The current and former trustees who were responsible for the hedge fund investments were leading financiers including Treasury minister Lord Myners, hedge fund guru Noam Gottesman, former fund manager Carol Galley and a former Goldman Sachs star banker. At its peak Tate held almost a quarter of all its investment in hedge funds – almost five times the amount a typical pension fund or insurance company would normally put into them.
City experts said this was highly unusual for a charitable foundation.
Accounts released yesterday showed that the Tate ended its relationship with TriAlpha Fund Managers, which was responsible for investing its reserves in hedge funds, after the financial turmoil.
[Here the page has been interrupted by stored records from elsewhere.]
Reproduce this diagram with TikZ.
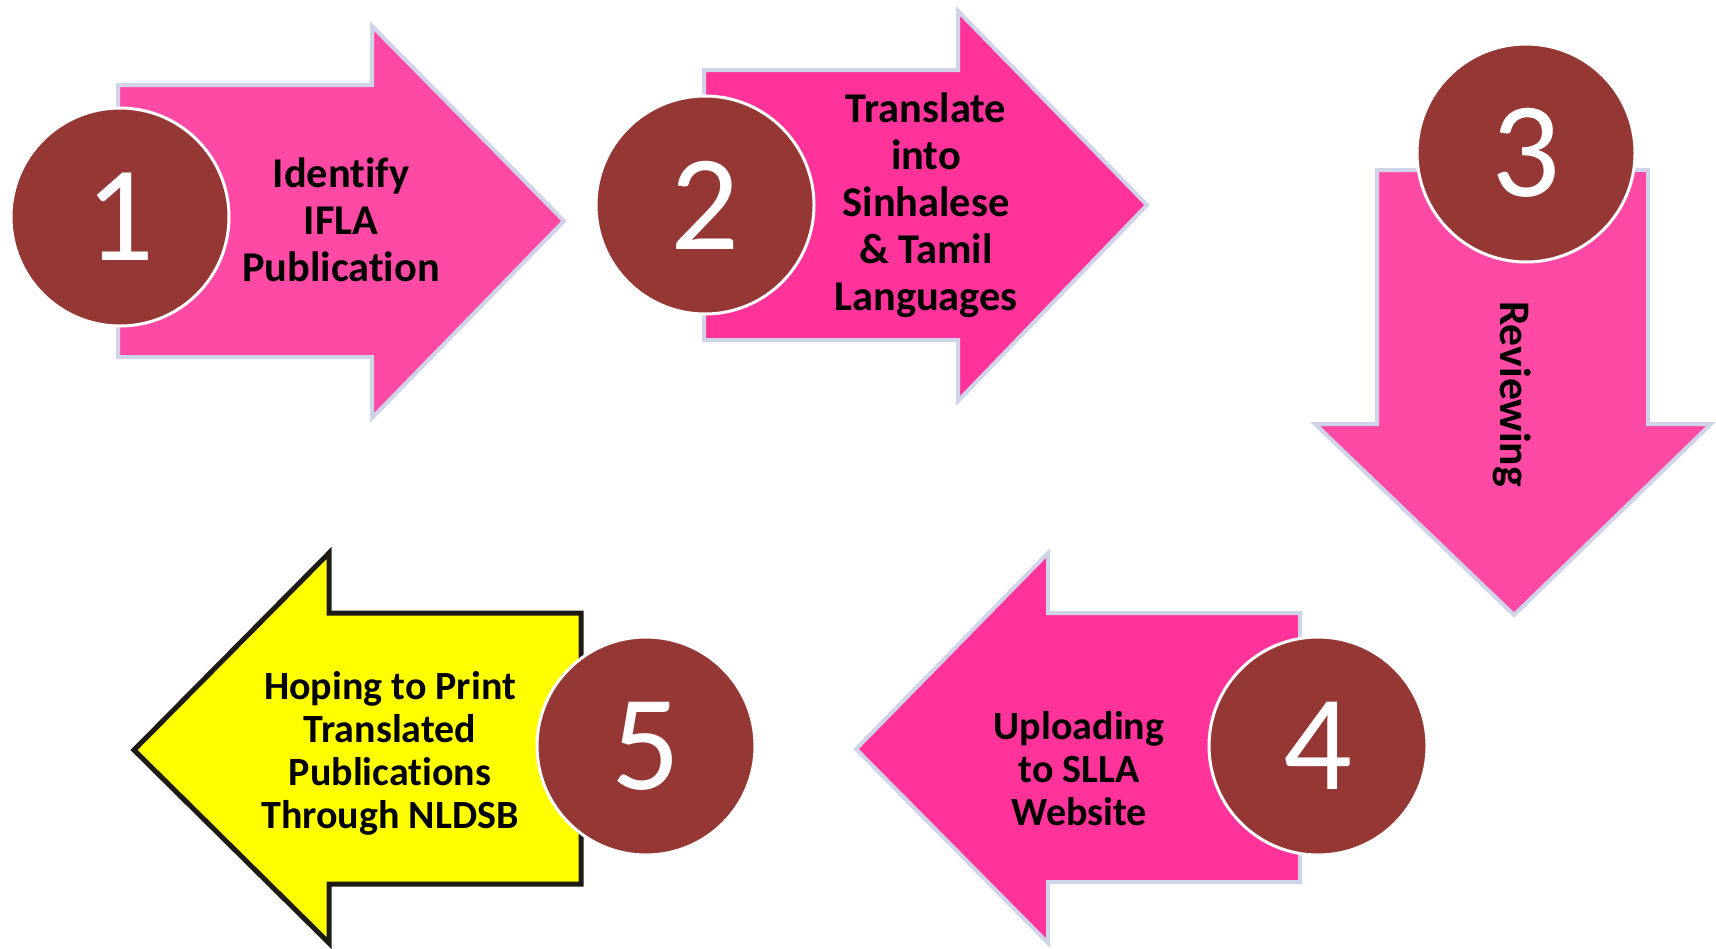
\documentclass[tikz,border=0pt]{standalone}
\usepackage{fontspec}
\setmainfont{Carlito}[Ligatures=NoCommon]
\definecolor{pinkA}{RGB}{255,74,165}
\definecolor{pinkB}{RGB}{255,51,153}
\definecolor{rimgray}{RGB}{208,212,232}
\definecolor{badge}{RGB}{149,55,53}
\definecolor{sun}{RGB}{255,255,0}
\definecolor{ink}{RGB}{30,26,20}
\tikzset{
  arrowA/.style={fill=pinkA, draw=rimgray, line width=2pt, line join=miter},
  arrowB/.style={fill=pinkB, draw=rimgray, line width=2pt, line join=miter},
  arrowY/.style={fill=sun, draw=ink, line width=2.5pt, line join=miter},
  badgecircle/.style={circle, fill=badge, draw=white, line width=1.5pt,
    minimum size=109pt, inner sep=0pt, text=white,
    font=\fontsize{68}{68}\selectfont},
  label/.style={align=center, text=black, inner sep=0pt,
    font=\bfseries\fontsize{21.2}{23.5}\selectfont},
  labeltight/.style={align=center, text=black, inner sep=0pt,
    font=\bfseries\fontsize{20}{21.5}\selectfont}
}
\begin{document}
\begin{tikzpicture}[x=0.5pt,y=-0.5pt]
\useasboundingbox (0,0) rectangle (1716,948);

% step arrows
\draw[arrowA] (118,85) -- (372,85) -- (372,26) -- (564,221) -- (372,418)
  -- (372,357) -- (118,357) -- cycle;
\draw[arrowB] (704,70) -- (958,70) -- (958,11) -- (1147,205) -- (958,401)
  -- (958,340) -- (704,340) -- cycle;
\draw[arrowA] (1377,170) -- (1648,170) -- (1648,424) -- (1711,424)
  -- (1514,615) -- (1315,424) -- (1377,424) -- cycle;
\draw[arrowB] (1300,613) -- (1048,613) -- (1048,553) -- (856,749)
  -- (1048,943) -- (1048,882) -- (1300,882) -- cycle;
\draw[arrowY] (581,613) -- (329,613) -- (329,553) -- (134,750)
  -- (329,943) -- (329,884) -- (581,884) -- cycle;

% step labels
\node[label] (t1) at (341,220) {Identify\\IFLA\\Publication};
\node[label] (t2) at (926,205) {Translate\\into\\Sinhalese\\\& Tamil\\Languages};
\node[label, font=\bfseries\fontsize{21.8}{23.5}\selectfont, rotate=-90]
  (t3) at (1512,394) {Reviewing};
\node[labeltight] (t4) at (1079,769) {Uploading\\to SLLA\\Website};
\node[labeltight] (t5) at (390,753) {Hoping to Print\\Translated\\Publications\\Through NLDSB};

% numbered badges
\node[badgecircle] (c1) at (120,217) {1};
\node[badgecircle] (c2) at (705,205) {2};
\node[badgecircle] (c3) at (1526,153) {3};
\node[badgecircle] (c4) at (1318,746) {4};
\node[badgecircle] (c5) at (646,746) {5};
\end{tikzpicture}
\end{document}
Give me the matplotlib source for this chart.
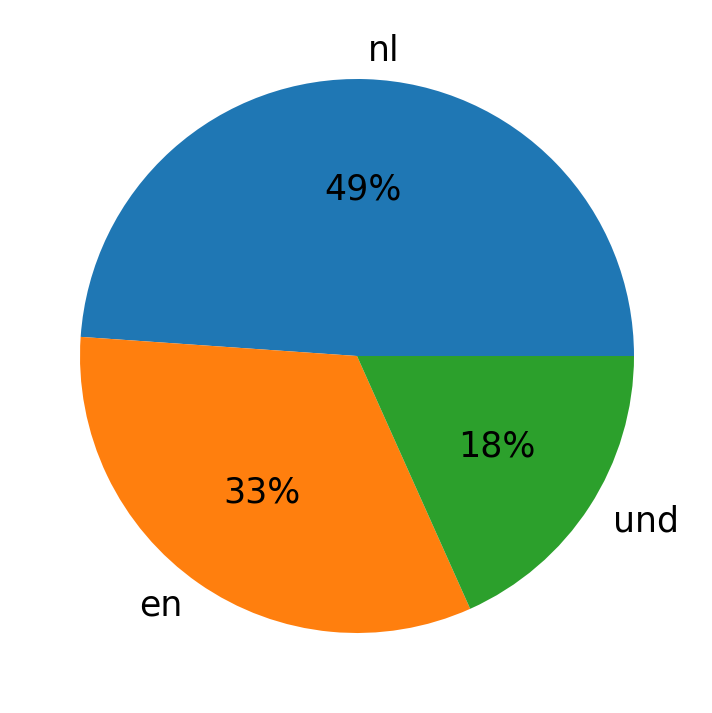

The Tate had £6m of its £27m investments in hedge funds at the start of the financial year – an unusually large percentage for a not-for-profit institution. It sold the assets at a 17 per cent loss. The accounts stated: "During 2008-09 Tate liquidated the hedge fund investments resulting in TriAlpha ceasing to act as an investment manager to Tate. The proceeds of the hedge fund sales are currently held as cash."
Tate received £54 million of taxpayers' money last year. It got another £8m from the Lottery and other public funding bodies. Its latest accounts show that the trust held £6 million of its total £27 million of investments in hedge funds at the start of its last financial year. But by the end of the year – March 2009 – Tate had sold all its hedge fund holdings, resulting in a 17 per cent fall in value or £1 million loss.
Since then the average hedge fund has risen 19 per cent.